(Aim)
In the material below, find each line holding the string "diagram" and copy it.

(Entries with chart source code)
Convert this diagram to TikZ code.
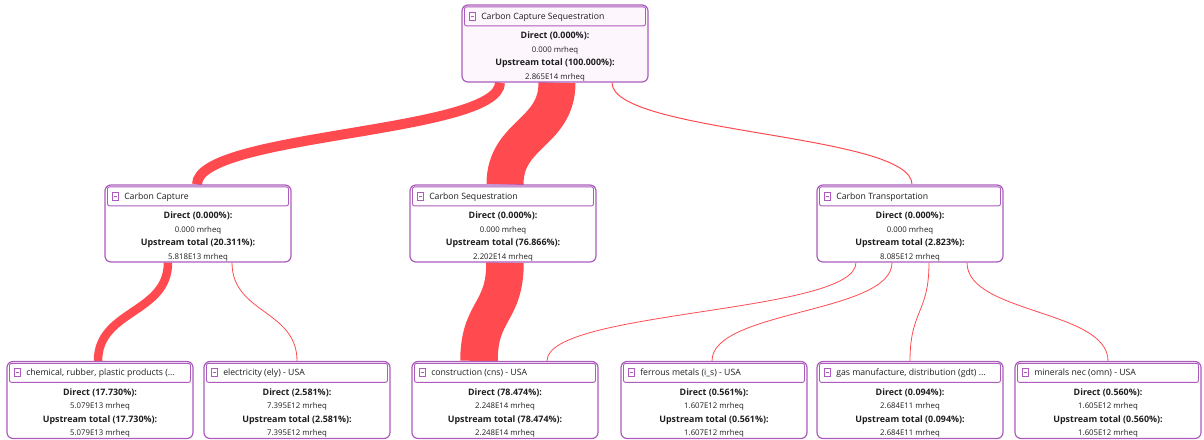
\documentclass[tikz,border=0pt]{standalone}
\usepackage{fontspec}
\setmainfont{Open Sans}
\usetikzlibrary{positioning,backgrounds}
\definecolor{boxline}{RGB}{172,92,188}
\definecolor{flowred}{RGB}{255,75,80}
\definecolor{topfill}{RGB}{253,246,253}
\definecolor{bodyink}{RGB}{30,30,30}

\newcommand{\boldline}{\fontsize{8.9}{13.6}\selectfont\bfseries}
\newcommand{\resultnode}[8]{%
  \node[resultbox, fill=#2] (#1) at (#3) {};
  \node[headbox, below=2pt of #1.north] (#1-head) {};
  \draw[iconbox] ([xshift=5pt,yshift=4pt]#1-head.west) rectangle +(6,8);
  \draw[iconbox] ([xshift=6.5pt]#1-head.west) -- +(3,0);
  \node[headtext] (#1-title) at ([xshift=17pt,yshift=-0.5pt]#1-head.west) {#4};
  \node[bodytext] (#1-body) at ([yshift=-13pt]#1.center)
    {{\boldline Direct (#5):}\\#6\\{\boldline Upstream total (#7):}\\#8};
}

\begin{document}
\begin{tikzpicture}[
            x=1pt, y=-1pt,
            resultbox/.style={draw=boxline, line width=1.2pt, rounded corners=6pt,
                minimum width=186pt, minimum height=77pt, inner sep=0pt},
            headbox/.style={draw=boxline, line width=0.9pt, rounded corners=2pt,
                minimum width=181pt, minimum height=19pt, inner sep=0pt},
            headtext/.style={anchor=west, inner sep=0pt, text=bodyink,
                font=\fontsize{8.7}{10}\selectfont},
            bodytext/.style={align=center, inner sep=0pt, text=bodyink,
                font=\fontsize{7.8}{13.6}\selectfont},
            iconbox/.style={draw=boxline, line width=0.8pt},
            flow/.style={draw=flowred, line width=#1}
            ]
        \useasboundingbox (0,0) rectangle (1204,439);

        % top level
        \resultnode{ccs}{topfill}{555,43.5}{Carbon Capture Sequestration}
            {0.000\%}{0.000 mrheq}{100.000\%}{2.865E14 mrheq}

        % second level
        \resultnode{cap}{white}{198,223.5}{Carbon Capture}
            {0.000\%}{0.000 mrheq}{20.311\%}{5.818E13 mrheq}
        \resultnode{seq}{white}{503,223.5}{Carbon Sequestration}
            {0.000\%}{0.000 mrheq}{76.866\%}{2.202E14 mrheq}
        \resultnode{trans}{white}{910,223.5}{Carbon Transportation}
            {0.000\%}{0.000 mrheq}{2.823\%}{8.085E12 mrheq}

        % third level
        \resultnode{chem}{white}{100,400}{chemical, rubber, plastic products (...}
            {17.730\%}{5.079E13 mrheq}{17.730\%}{5.079E13 mrheq}
        \resultnode{elec}{white}{297,400}{electricity (ely) - USA}
            {2.581\%}{7.395E12 mrheq}{2.581\%}{7.395E12 mrheq}
        \resultnode{cons}{white}{505,400}{construction (cns) - USA}
            {78.474\%}{2.248E14 mrheq}{78.474\%}{2.248E14 mrheq}
        \resultnode{ferr}{white}{714,400}{ferrous metals (i\_s) - USA}
            {0.561\%}{1.607E12 mrheq}{0.561\%}{1.607E12 mrheq}
        \resultnode{gas}{white}{910,400}{gas manufacture, distribution (gdt) ...}
            {0.094\%}{2.684E11 mrheq}{0.094\%}{2.684E11 mrheq}
        \resultnode{min}{white}{1108,400}{minerals nec (omn) - USA}
            {0.560\%}{1.605E12 mrheq}{0.560\%}{1.605E12 mrheq}

        % flows, width by share
        \begin{scope}[on background layer]
        \foreach \from/\fx/\to/\tx/\w in {
                ccs/-55/cap/-1/10, ccs/2/seq/2/37, ccs/57/trans/2/1,
                cap/-30/chem/-2/8.5, cap/34/elec/0/0.8,
                seq/2/cons/-26/37.5, trans/-54/cons/42/0.8,
                trans/-18/ferr/-2/0.8, trans/19/gas/0/0.8, trans/57/min/0/0.8}
            \draw[flow=\w pt] ([xshift=\fx pt]\from.south)
                .. controls +(0,51) and +(0,-51) .. ([xshift=\tx pt]\to.north);
        \end{scope}
\end{tikzpicture}
\end{document}
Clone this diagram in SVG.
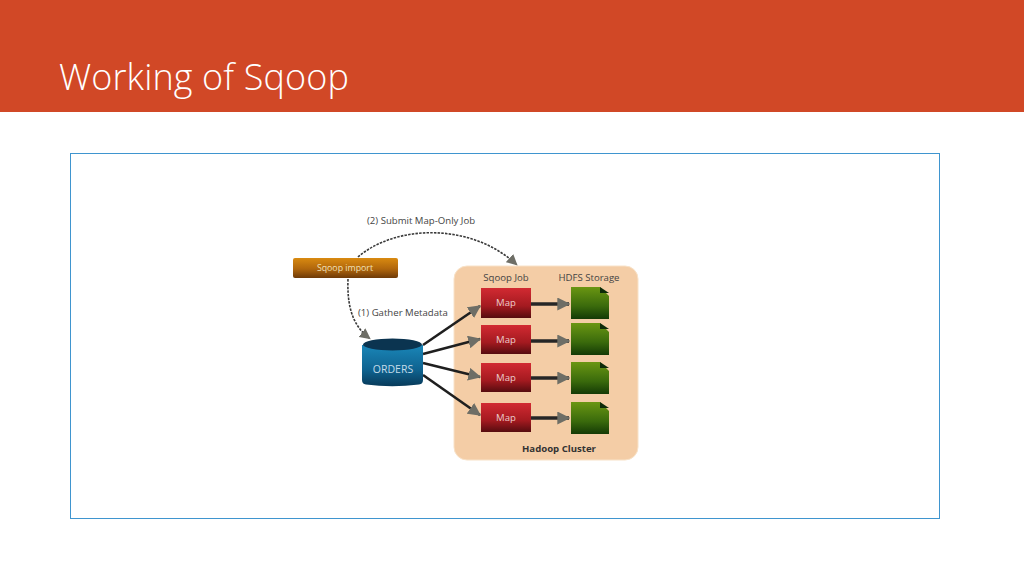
<svg xmlns="http://www.w3.org/2000/svg" width="1024" height="576" viewBox="0 0 1024 576">
<defs>
<linearGradient id="gOrange" x1="0" y1="0" x2="0" y2="1"><stop offset="0" stop-color="#d98a10"/><stop offset="0.55" stop-color="#b0660c"/><stop offset="1" stop-color="#6e3a08"/></linearGradient>
<linearGradient id="gBlue" x1="0" y1="0" x2="0" y2="1"><stop offset="0" stop-color="#1a86b8"/><stop offset="0.6" stop-color="#0f6390"/><stop offset="1" stop-color="#083a5a"/></linearGradient>
<linearGradient id="gRed" x1="0" y1="0" x2="0" y2="1"><stop offset="0" stop-color="#d22a32"/><stop offset="0.6" stop-color="#a41a20"/><stop offset="1" stop-color="#560c0f"/></linearGradient>
<linearGradient id="gGreen" x1="0" y1="0" x2="0" y2="1"><stop offset="0" stop-color="#6a9612"/><stop offset="0.6" stop-color="#3a6a0c"/><stop offset="1" stop-color="#143a06"/></linearGradient>
<marker id="head" viewBox="0 0 10 10" refX="8" refY="5" markerWidth="11" markerHeight="11" markerUnits="userSpaceOnUse" orient="auto"><path d="M0 0L10 5L0 10Z" fill="#6e6e66"/></marker>
<marker id="headBig" viewBox="0 0 10 10" refX="9" refY="5" markerWidth="13" markerHeight="13" markerUnits="userSpaceOnUse" orient="auto"><path d="M0 0L10 5L0 10Z" fill="#6e6e66"/></marker>
</defs>
<style>
.t{font-family:"Open Sans","Liberation Sans",sans-serif}
.lab{font-size:9.600px;fill:#444444}
.white{font-size:9.600px;fill:#eccccc;text-anchor:middle}
.dash{fill:none;stroke:#3a3a3a;stroke-width:1.6;stroke-dasharray:2.5 1.2}
.link{stroke:#1f1f1f;stroke-width:2.6;fill:none}
.thick{stroke:#262626;stroke-width:3.6;fill:none}
</style>
<rect id="banner" width="1024" height="112" fill="#d14826"/>
<text id="title" class="t" x="59" y="90" font-size="36" fill="#ffffff" textLength="290" style="font-weight:300">Working of Sqoop</text>
<rect id="frame" x="70.500" y="153.500" width="869" height="365" fill="#ffffff" stroke="#3f95cf" stroke-width="1"/>
<g id="cluster"><rect x="454" y="266" width="184" height="194" rx="13" fill="#f4cda6" stroke="#f8e2c8" stroke-width="1"/>
<text class="t lab" x="506" y="281" text-anchor="middle">Sqoop Job</text>
<text class="t lab" x="589" y="281" text-anchor="middle">HDFS Storage</text>
<text class="t" x="559" y="452" text-anchor="middle" font-size="9.600" font-weight="700" fill="#333">Hadoop Cluster</text></g>
<g id="connectors">
<path class="dash" d="M358 257C395 225 470 222 516 264" marker-end="url(#head)"/>
<path class="dash" d="M348 279C347 305 352 325 369 338" marker-end="url(#head)"/>
<path class="link" d="M423 345L480 306" marker-end="url(#headBig)"/>
<path class="link" d="M423 354L480 339" marker-end="url(#headBig)"/>
<path class="link" d="M423 363L480 377" marker-end="url(#headBig)"/>
<path class="link" d="M423 375L480 415" marker-end="url(#headBig)"/>
<path class="thick" d="M531 304H569" marker-end="url(#headBig)"/>
<path class="thick" d="M531 341H569" marker-end="url(#headBig)"/>
<path class="thick" d="M531 378H569" marker-end="url(#headBig)"/>
<path class="thick" d="M531 418H569" marker-end="url(#headBig)"/>
</g>
<text class="t lab" x="367" y="224">(2) Submit Map-Only Job</text>
<text class="t lab" x="358" y="316">(1) Gather Metadata</text>
<g id="sqoop-import"><rect x="293" y="258" width="105" height="20" rx="2" fill="url(#gOrange)"/><text class="t" x="345" y="271" text-anchor="middle" font-size="8.800" fill="#f0e0b8">Sqoop import</text></g>
<g id="orders"><path d="M362 345V380Q362 384 366 384.500Q392 388 419 384.500Q423 384 423 380V345Z" fill="url(#gBlue)"/><ellipse cx="392.500" cy="344.500" rx="29.500" ry="6" fill="#0b3450"/><text class="t" x="393" y="373" text-anchor="middle" font-size="10.500" fill="#c4dcea">ORDERS</text></g>
<g id="map1"><rect x="481" y="288" width="50" height="30" fill="url(#gRed)"/><text class="t white" x="506" y="306">Map</text></g>
<g id="map2"><rect x="481" y="325" width="50" height="29" fill="url(#gRed)"/><text class="t white" x="506" y="343">Map</text></g>
<g id="map3"><rect x="481" y="363" width="50" height="29" fill="url(#gRed)"/><text class="t white" x="506" y="381">Map</text></g>
<g id="map4"><rect x="481" y="403" width="50" height="29" fill="url(#gRed)"/><text class="t white" x="506" y="421">Map</text></g>
<g id="hdfs1"><path d="M571 287H600L609 296V319H571Z" fill="url(#gGreen)"/><path d="M600 287L609 293H600Z" fill="#0c2a08"/></g>
<g id="hdfs2"><path d="M571 323H600L609 332V355H571Z" fill="url(#gGreen)"/><path d="M600 323L609 329H600Z" fill="#0c2a08"/></g>
<g id="hdfs3"><path d="M571 362H600L609 371V394H571Z" fill="url(#gGreen)"/><path d="M600 362L609 368H600Z" fill="#0c2a08"/></g>
<g id="hdfs4"><path d="M571 402H600L609 411V434H571Z" fill="url(#gGreen)"/><path d="M600 402L609 408H600Z" fill="#0c2a08"/></g>
</svg>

(Reply to the task)
Convert this diagram to TikZ code.
Clone this diagram in SVG.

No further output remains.